HM: There are some pretty ugly, violent incidents committed in Fauda, and some of them are committed by your character and his colleagues. There's kidnapping, torture, a child is used in one operation. Were you trying to reveal something uncomfortable to Israeli viewers in those kinds of scenes?

LR: No. I think that, we didn't do any violent things just because of violence. Everything is just reaction. And I want to tell you something about the mista'arvin unit. This probably sounds odd to you. But instead of bombing houses and hospitals, this unit is sending four or five people to take out just one person. These soldiers risk their lives instead of bombing and killing innocent people. This is why this unit was created.

Israeli soldier Elor Azaria, who is charged with manslaughter by the Israeli military, sits to hear his verdict in a military court in Tel Aviv, Israel, January 4, 2017. (Heidi Levine/Reuters)

HM: [On Wednesday], an Israeli soldier was convicted of manslaughter in the shooting death of a wounded Palestinian.
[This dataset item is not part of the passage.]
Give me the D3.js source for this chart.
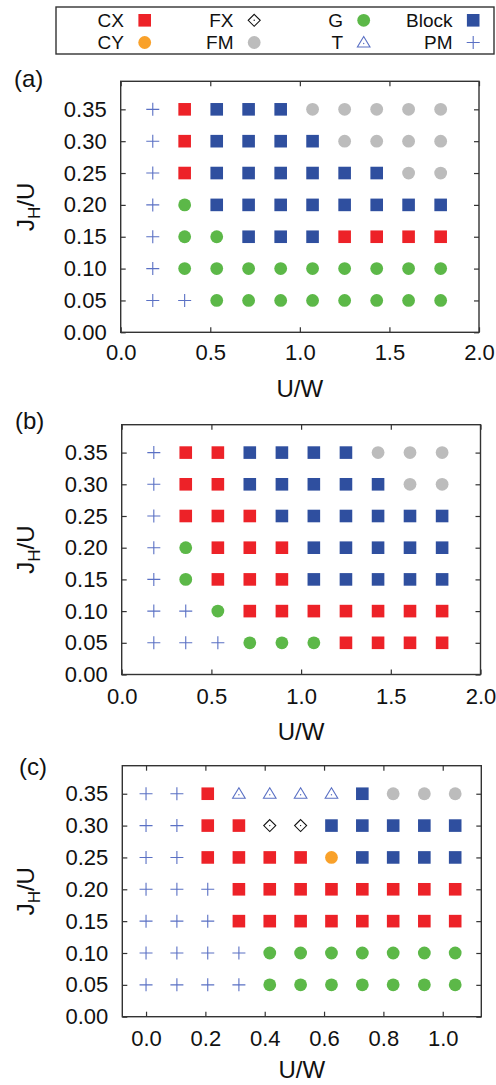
<!DOCTYPE html>
<html><head><meta charset="utf-8">
<script src="https://cdn.jsdelivr.net/npm/d3@7"></script>
<style>
body{margin:0;background:#fff;}
svg{display:block;font-family:"Liberation Sans",Arial,Helvetica,sans-serif;}
</style></head>
<body>
<script>
// ---- data ----
const jhValues = [0.35, 0.30, 0.25, 0.20, 0.15, 0.10, 0.05];
const uwValuesAB = [0.179, 0.357, 0.536, 0.714, 0.893, 1.071, 1.250, 1.429, 1.607, 1.786];
const uwValuesC = [0.0, 0.104, 0.208, 0.313, 0.417, 0.521, 0.625, 0.729, 0.833, 0.938, 1.042];
const phasesA = [
  ["PM","CX","Block","Block","Block","FM","FM","FM","FM","FM"],
  ["PM","CX","Block","Block","Block","Block","FM","FM","FM","FM"],
  ["PM","CX","Block","Block","Block","Block","Block","Block","FM","FM"],
  ["PM","G","Block","Block","Block","Block","Block","Block","Block","Block"],
  ["PM","G","G","Block","Block","Block","CX","CX","CX","CX"],
  ["PM","G","G","G","G","G","G","G","G","G"],
  ["PM","PM","G","G","G","G","G","G","G","G"]
];
const phasesB = [
  ["PM","CX","CX","Block","Block","Block","Block","FM","FM","FM"],
  ["PM","CX","CX","Block","Block","Block","Block","Block","FM","FM"],
  ["PM","CX","CX","CX","Block","Block","Block","Block","Block","Block"],
  ["PM","G","CX","CX","CX","Block","Block","Block","Block","Block"],
  ["PM","G","CX","CX","CX","Block","Block","Block","Block","Block"],
  ["PM","PM","G","CX","CX","CX","CX","CX","CX","CX"],
  ["PM","PM","PM","G","G","G","CX","CX","CX","CX"]
];
const phasesC = [
  ["PM","PM","CX","T","T","T","T","Block","FM","FM","FM"],
  ["PM","PM","CX","CX","FX","FX","Block","Block","Block","Block","Block"],
  ["PM","PM","CX","CX","CX","CX","CY","Block","Block","Block","Block"],
  ["PM","PM","PM","CX","CX","CX","CX","CX","CX","CX","CX"],
  ["PM","PM","PM","CX","CX","CX","CX","CX","CX","CX","CX"],
  ["PM","PM","PM","PM","G","G","G","G","G","G","G"],
  ["PM","PM","PM","PM","G","G","G","G","G","G","G"]
];
const yTicks = [0, 0.05, 0.10, 0.15, 0.20, 0.25, 0.30, 0.35];
const xTicksAB = [0, 0.5, 1.0, 1.5, 2.0];
const xTicksC = [0, 0.2, 0.4, 0.6, 0.8, 1.0];
const legendRow1 = ["CX","FX","G","Block"];
const legendRow2 = ["CY","FM","T","PM"];

// ---- styles ----
const colors = {CX:"#ed2228", CY:"#f9a12a", FX:"#111111", FM:"#bcbcbc", G:"#5cb848", T:"#5a70c4", Block:"#2f4f9f", PM:"#5a70c4"};

const W = 496, H = 1085;
const svg = d3.select("body").append("svg").attr("width", W).attr("height", H);

function drawMarker(g, type, x, y) {
  const c = colors[type];
  if (type === "CX" || type === "Block") {
    g.append("rect").attr("x", x-6.3).attr("y", y-6.3).attr("width", 12.6).attr("height", 12.6).attr("fill", c);
  } else if (type === "G" || type === "FM" || type === "CY") {
    g.append("circle").attr("cx", x).attr("cy", y).attr("r", 6.4).attr("fill", c);
  } else if (type === "PM") {
    g.append("path").attr("d", `M${x-6.5},${y}H${x+6.5}M${x},${y-6.5}V${y+6.5}`)
      .attr("stroke", c).attr("stroke-width", 1.1).attr("fill", "none");
  } else if (type === "T") {
    g.append("path").attr("d", `M${x},${y-6}L${x+6.3},${y+4.5}L${x-6.3},${y+4.5}Z`)
      .attr("stroke", c).attr("stroke-width", 1.1).attr("fill", "none");
    g.append("circle").attr("cx", x).attr("cy", y+1).attr("r", 0.7).attr("fill", c);
  } else if (type === "FX") {
    g.append("path").attr("d", `M${x},${y-6}L${x+6},${y}L${x},${y+6}L${x-6},${y}Z`)
      .attr("stroke", c).attr("stroke-width", 1.1).attr("fill", "none");
    g.append("circle").attr("cx", x).attr("cy", y).attr("r", 0.7).attr("fill", c);
  }
}

function drawPanel(cfg) {
  const g = svg.append("g");
  const x = d3.scaleLinear().domain(cfg.xDomain).range([cfg.left, cfg.right]);
  const y = d3.scaleLinear().domain([0, 0.394]).range([cfg.bottom, cfg.top]);
  const tickLen = 5;
  const styleAxis = sel => {
    sel.select(".domain").remove();
    sel.selectAll(".tick line").attr("stroke", "#333").attr("stroke-width", 1.2);
    sel.selectAll("text").attr("font-size", 22).attr("fill", "#111")
      .attr("font-family", '"Liberation Sans",Arial,sans-serif');
  };
  g.append("g").attr("transform", `translate(${cfg.left},0)`)
    .call(d3.axisLeft(y).tickValues(yTicks).tickFormat(d3.format(".2f")).tickSize(-tickLen).tickPadding(14))
    .call(styleAxis);
  g.append("g").attr("transform", `translate(${cfg.right},0)`)
    .call(d3.axisRight(y).tickValues(yTicks).tickFormat("").tickSize(-tickLen))
    .call(styleAxis);
  g.append("g").attr("transform", `translate(0,${cfg.bottom})`)
    .call(d3.axisBottom(x).tickValues(cfg.xTicks).tickFormat(d3.format(".1f")).tickSize(-tickLen).tickPadding(cfg.xPad))
    .call(styleAxis);
  g.append("g").attr("transform", `translate(0,${cfg.top})`)
    .call(d3.axisTop(x).tickValues(cfg.xTicks).tickFormat("").tickSize(-tickLen))
    .call(styleAxis);
  g.append("rect").attr("x", cfg.left).attr("y", cfg.top)
    .attr("width", cfg.right - cfg.left).attr("height", cfg.bottom - cfg.top)
    .attr("fill", "none").attr("stroke", "#333").attr("stroke-width", 1.4);

  const marks = g.append("g");
  cfg.phases.forEach((row, i) => {
    row.forEach((p, j) => drawMarker(marks, p, x(cfg.xs[j]), y(jhValues[i])));
  });

  g.append("text").attr("x", (cfg.left + cfg.right) / 2).attr("y", cfg.bottom + cfg.xLabOff)
    .attr("text-anchor", "middle").attr("font-size", 24).attr("fill", "#111").text("U/W");
  const yl = g.append("text")
    .attr("transform", `translate(34,${(cfg.top + cfg.bottom) / 2}) rotate(-90)`)
    .attr("text-anchor", "middle").attr("font-size", 24).attr("fill", "#111");
  yl.append("tspan").text("J");
  yl.append("tspan").attr("font-size", 17).attr("dy", 6).text("H");
  yl.append("tspan").attr("dy", -6).text("/U");
  g.append("text").attr("x", cfg.labelX).attr("y", cfg.labelY)
    .attr("font-size", 24).attr("fill", "#111").text(cfg.label);
}

drawPanel({left:120.7, right:479, top:81.3, bottom:332.3, xDomain:[0,2], xTicks:xTicksAB, xs:uwValuesAB, phases:phasesA, label:"(a)", labelX:14, labelY:87, xPad:12, xLabOff:65});
drawPanel({left:121.7, right:480.5, top:424.7, bottom:674.5, xDomain:[0,2], xTicks:xTicksAB, xs:uwValuesAB, phases:phasesB, label:"(b)", labelX:15, labelY:429, xPad:14, xLabOff:65});
drawPanel({left:122.3, right:481.3, top:765.7, bottom:1016.7, xDomain:[-0.08,1.13], xTicks:xTicksC, xs:uwValuesC, phases:phasesC, label:"(c)", labelX:19, labelY:775, xPad:14, xLabOff:61});

// ---- legend ----
const lg = svg.append("g");
lg.append("rect").attr("x", 56).attr("y", 7).attr("width", 438).attr("height", 47)
  .attr("fill", "#fff").attr("stroke", "#333").attr("stroke-width", 1.4);
const legX = d3.scalePoint().domain([0,1,2,3]).range([124, 452.5]);
[[legendRow1, 27.3, 20.3], [legendRow2, 49.3, 42.5]].forEach(([items, base, my]) => {
  items.forEach((name, i) => {
    lg.append("text").attr("x", legX(i)).attr("y", base).attr("text-anchor", "end")
      .attr("font-size", 19).attr("fill", "#111").text(name);
    drawMarker(lg, name, legX(i) + 20.7, my);
  });
});
</script>
</body></html>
The military judges found it was a case of revenge. What kind of a reaction is there in Israel to this?

LR: I think most Israelis, they did not agree with what this soldier was doing. It was right that he was convicted because he did an awful thing. Someone has to stop, to stop this revenge circle. I have many Arab friends. Good friends. When we are sitting together and talking and drinking, we're just people. And I think politicians, they don't want to have peace. 

HM: How hopeful are you that Israelis and Palestinians can ultimately live peacefully?

LR: I'm not so optimistic. But as a Jew, in the 1940s, there was the Holocaust. But now the Germans and Israelis are very good friends. So maybe one day, 50 years from now, all the hatred we have between Israelis and Palestinians will vanish and we will live in peace.